STEP FIVEMatch trip length to departure reality

The biggest mistake North Americans make is squeezing Morocco into the same time budget as a European trip. A well-planned custom tour typically spans 10 to 14 days, enough to move between Casablanca, Rabat, Fez, the Middle Atlas, the Sahara near Merzouga, the Draa Valley, and Marrakech without feeling rushed. Because the outbound flight and arrival recovery eat into day one, and the departure eats into the final day, shorter trips mean choosing one or two regions rather than trying to cover the whole country. Our guide to a tailor-made itinerary that fits your style helps you decide what to keep.
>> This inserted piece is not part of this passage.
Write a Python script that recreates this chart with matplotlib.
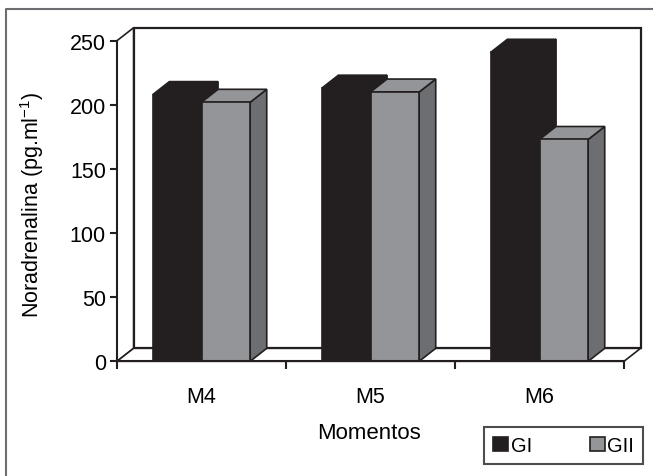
import matplotlib.pyplot as plt
from matplotlib.patches import Polygon
from matplotlib.lines import Line2D

plt.rcParams['font.family'] = ['Liberation Sans', 'DejaVu Sans']
plt.rcParams['mathtext.fontset'] = 'custom'
plt.rcParams['mathtext.rm'] = 'Liberation Sans'
plt.rcParams['mathtext.it'] = 'Liberation Sans:italic'

# noradrenaline by moment and group
momentos = ['M4', 'M5', 'M6']
gi = [208, 213, 241]
gii = [202, 210, 173]
grupos = ['GI', 'GII']
y_ticks = [0, 50, 100, 150, 200, 250]

INK = '#231f20'
front = {'GI': INK, 'GII': '#939598'}
top = {'GI': INK, 'GII': '#939598'}
side = {'GI': INK, 'GII': '#6d6e71'}

# depth of the pseudo-3D box, in data units
DX = 0.098
DY = 10.1
WIDTH = 0.288

fig = plt.figure(figsize=(6.53, 4.77), dpi=100)
ax = fig.add_axes([117 / 653, (477 - 362.3) / 477, 507 / 653, 320.6 / 477])
ax.set_xlim(-0.5, len(momentos) - 0.5)
ax.set_ylim(0, 250)
ax.patch.set_visible(False)

x0, x1 = -0.5, len(momentos) - 0.5
ymax = 250
lw = 1.2

def poly(pts, fc, z, lw=lw):
    p = Polygon(pts, closed=True, facecolor=fc, edgecolor=INK, linewidth=lw,
                clip_on=False, zorder=z, joinstyle='miter')
    ax.add_patch(p)

# walls and floor
poly([(x0 + DX, DY), (x1 + DX, DY), (x1 + DX, ymax + DY), (x0 + DX, ymax + DY)], 'white', 0.5, lw=1.6)
poly([(x0, 0), (x0 + DX, DY), (x0 + DX, ymax + DY), (x0, ymax)], 'white', 0.6)
poly([(x0, 0), (x1, 0), (x1 + DX, DY), (x0 + DX, DY)], 'white', 0.7)

# columns
handles = []
for i, m in enumerate(momentos):
    for j, (g, vals) in enumerate(zip(grupos, [gi, gii])):
        v = vals[i]
        left = i - WIDTH + j * WIDTH
        right = left + WIDTH
        z = 2 + j
        b = ax.bar(left, v, width=WIDTH, align='edge', color=front[g],
                   edgecolor=INK, linewidth=lw, zorder=z + 0.2, label=g)
        if i == 0:
            handles.append(b[0])
        poly([(left, v), (right, v), (right + DX, v + DY), (left + DX, v + DY)], top[g], z + 0.1)
        poly([(right, 0), (right + DX, DY), (right + DX, v + DY), (right, v)], side[g], z)

# axes
for s in ['top', 'right']:
    ax.spines[s].set_visible(False)
for s in ['left', 'bottom']:
    ax.spines[s].set_linewidth(1.5)
    ax.spines[s].set_color(INK)
    ax.spines[s].set_zorder(6)

ax.set_yticks(y_ticks)
ax.tick_params(axis='y', length=5, width=1.5, color=INK, pad=3, labelsize=15.5)
ax.set_xticks(range(len(momentos)))
ax.set_xticklabels(momentos)
ax.set_xticks([k - 0.5 for k in range(len(momentos) + 1)], minor=True)
ax.tick_params(axis='x', which='major', length=0, pad=18, labelsize=15.5)
ax.tick_params(axis='x', which='minor', length=6, width=1.5, color=INK)

fig.text(32 / 653, 1 - 205 / 477, 'Noradrenalina (pg.ml$^{-1}$)', rotation=90,
         ha='center', va='center', fontsize=15.5)
fig.text(369 / 653, 1 - 434 / 477, 'Momentos', ha='center', va='center', fontsize=16)

leg = fig.legend(handles, grupos, loc='center', ncol=2, mode='expand',
                 bbox_to_anchor=(484 / 653, 11 / 477, 159 / 653, 39 / 477),
                 fontsize=14.5, frameon=True, fancybox=False, handlelength=0.75,
                 handleheight=0.75, handletextpad=0.12, borderpad=0.45,
                 borderaxespad=0, columnspacing=1.0)
leg.get_frame().set_edgecolor(INK)
leg.get_frame().set_linewidth(1.5)

# outer frame
fig.add_artist(Line2D([6 / 653, 6 / 653, 1], [0, 1 - 10 / 477, 1 - 10 / 477],
                      transform=fig.transFigure, color='#6d6e71', linewidth=1.5))

fig.savefig('out.png', dpi=100)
STEP SIXBook early, then relax

The single most useful piece of planning advice is to start early. The best guides and riads fill up quickly in peak season, so reaching out three to six months ahead gives you the most flexibility on dates, accommodations, and guide availability. For a considered view of timing, see how far in advance to book a private Morocco tour, and if you are still weighing formats, our comparison of a private tour versus an all-inclusive resort is an honest place to start. Once the dates are set, the planning becomes the enjoyable part.